Pericles is provided almost in full, in keeping with its significance for the study of the fifth century. Most references to religion are cut. Nicias has few cuts and useful notes. Alcibiades appears almost in full. The introduction asserts that this is a ‘morality tale about the perils of self-pride’. Alcibiades’ pairing with Coriolanus is typically unmentioned; this silence is particularly unfortunate in the case of this complex Life, in which, as Duff has demonstrated, the pairing helps express themes concerning education and civil strife.1 Lysander is also presented as a tale about pride, with sections exploring attitudes to wealth, veracity, and civic violence largely cut.
The Agesilaus retains the accusations of bastardy against the heir-apparent, before skipping straight to Agesilaus’ succession, thus omitting the ‘lame king’ warning oracle. This selectivity means that there is no interpretive guide or anticipation of problems to come. Similarly, Agesilaus’ spoiled sacrifice at Aulis is omitted, although as well as anticipating future events it offers valuable insight into Spartan-Boeotian relations. Notes provide guidance on a period that many students will be less familiar with, although in a serious omission there is no reference to Tissaphernes’ possible absence from the battle of Sardis. While the translation is generally clear and accurate, Agesilaus contains a striking exception. When Agesilaus watches Epaminondas crossing the Eurotas and says “Ώ τοû μεγαλοπράγμονος,” “O doer of great deeds,’ this resonates with the dominant theme. Here we have “A mover of mountains!” which is neither accurate nor as thematically meaningful.
Pelopidas and Demosthenes both appear in edited form. Plutarch gives several explanations for Demosthenes’ nickname (ch.4); this volume includes only one, and that one is not found in Plutarch. Alexander 1.1 is omitted, losing Plutarch’s famous statement about writing biography not history. This is significant in its own right, and has implications for e.g. n.42 ‘Plutarch has not troubled to explain these movements clearly’, which sounds unnecessarily critical. Dion and Timoleon are omitted because of their Sicilian focus, while Eumenes, Pyrrhus, Agis, and Aratus are omitted because they are Hellenistic (p.vii). A brief Phocion closes the collection.

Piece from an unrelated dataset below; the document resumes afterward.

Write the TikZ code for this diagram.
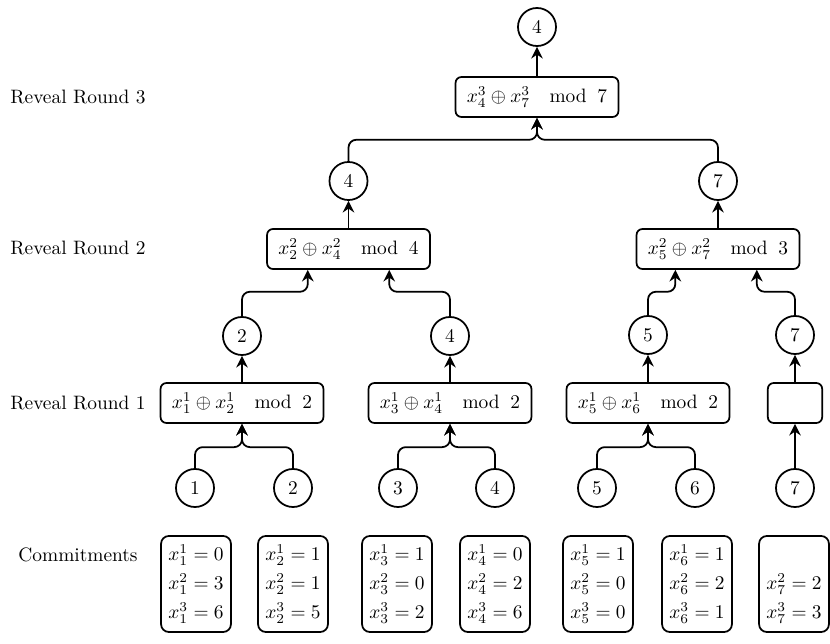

The introduction states that this volume is a ‘further step’ in ‘a gradual shift in the way the Lives are read, moving away from the ethical towards the historical’ (p.viii). This runs contrary to modern Plutarchan scholarship. Timothy Duff and Christopher Pelling feature in the bibliography, but the introduction’s position does not reflect the work that these scholars and others have done to discourage plundering Plutarch for apparent nuggets of ‘pure history’ and to encourage readings of the Lives that are sensitive to their nature as biography, as moral literature, and as works that function in parallel pairs. Although the introduction does mention that the Lives were originally presented in pairs, no information on the respective pairings is provided. While there may be some merit in collecting Greek or Roman Lives separately, the omission of information on the pairings limits readers’ ability to locate the corresponding Lives for themselves.

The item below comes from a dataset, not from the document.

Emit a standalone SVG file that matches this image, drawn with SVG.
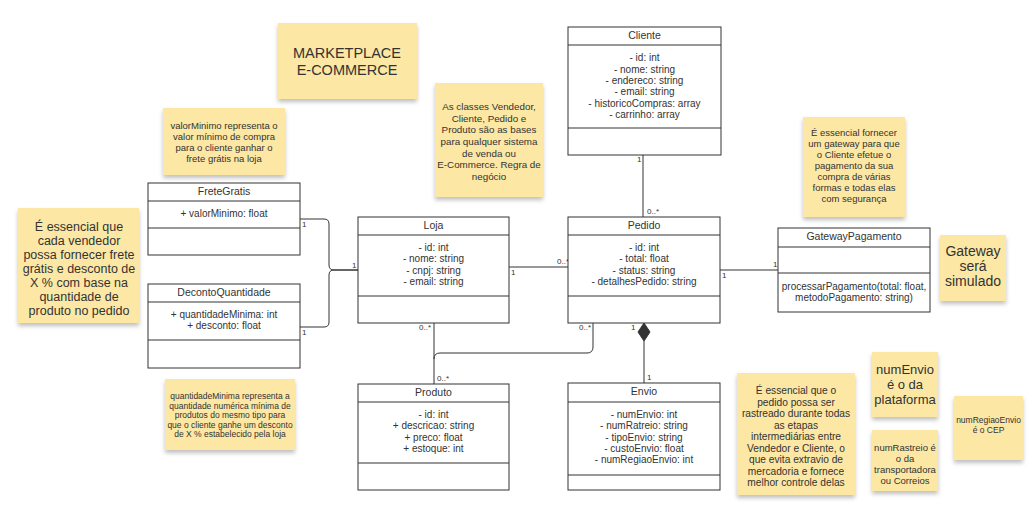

The editing pattern sees references to religion and sexuality largely cut, creating a misleading impression of Greek history and Plutarchan writing. Plutarch’s reference to Spartan boys taking lovers is included, but with the observation (n.27 p.19) that Xenophon says that Lycurgus outlawed homosexuality. While it was thorough to include a reference to Lac. Pol., this accords with a general tendency to downplay Greek homosexuality. The Aristides retains one version of the origin of Aristides’ rivalry with Themistocles (differing personalities), but cuts the other (in which it was instigated by rivalry over a boy). Similarly, there is extreme selectivity in the episodes that illustrate Agesilaus’ personal life. That Agesilaus was tough and happy to lie on rough ground is included. That he accepted a handsome Persian boy as a guest-friend and helped him with his love affairs is not. The king’s (politically significant) indulgence of his son’s relationship with Cleonymus is omitted, while Cleonymus dying bravely at Leuctra is retained. It is hard not to conclude that this represents a particular notion of what the history of warriors should be about.

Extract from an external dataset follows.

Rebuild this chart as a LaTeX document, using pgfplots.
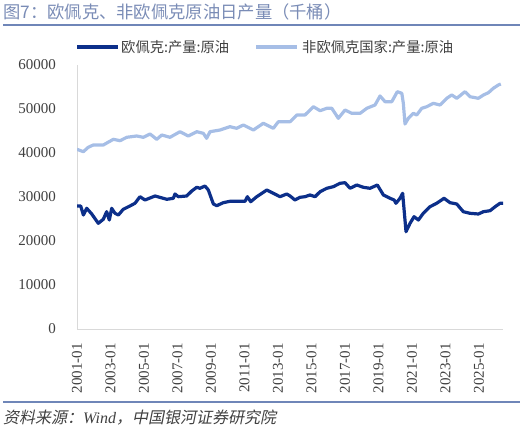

The religious theme, so strong in Aristides and elsewhere, is absent from this account of the Persian Wars. The Tegean push for prime-position is retained (ch.12), but the entire section in which leaders seek and interpret oracles is cut. Chapters in which the Spartans delay their attack, sacrifice, read omens, and pray are also omitted, without indication that a cut has been made. This significantly alters the battle narrative from a tactical perspective, and it creates the false impression that ancient warfare was essentially religion-free. Nicias’ reaction to the eclipse is cut until it appears as if Plutarch presents him as absurd, rather than as a man who lacked necessary religious guidance ( Nicias ch.23-4). The Syracusans’ corresponding access to diviners and to the sanctuary of Heracles is also cut, again omitting what Plutarch represents as significant aspects of the conflict. Cimon’s capture of Scyros is depicted solely in terms of the recovery of Theseus’ bones, with nothing on the suppression of piracy ( Cimon ch.8). As so much religion-focused material is cut from the Lives, this inclusion (with the retention of Themistocles’ oracle) creates the impression that ancient Greek religion was little more than opportunistic trickery, which is certainly not the impression Plutarch gives.
No two people would make the same selection from Plutarch, and it would have been impossible for the editor to make a selection to everyone’s satisfaction. Nonetheless, at a time when most students are being encouraged to treat sources sensitively and to think broadly about what constitutes ‘history’, it seems retrograde to have a work which treats biography as historiography, and history as a matter of politics and battles. Above all, with edit points so hard to identify, non-Plutarchan themes quietly and misleadingly replace those which were carefully constructed by Plutarch.
Notes
1. Duff, T. (1999) Plutarch’s Lives. Exploring Virtue and Vice (Oxford University Press) ch.7.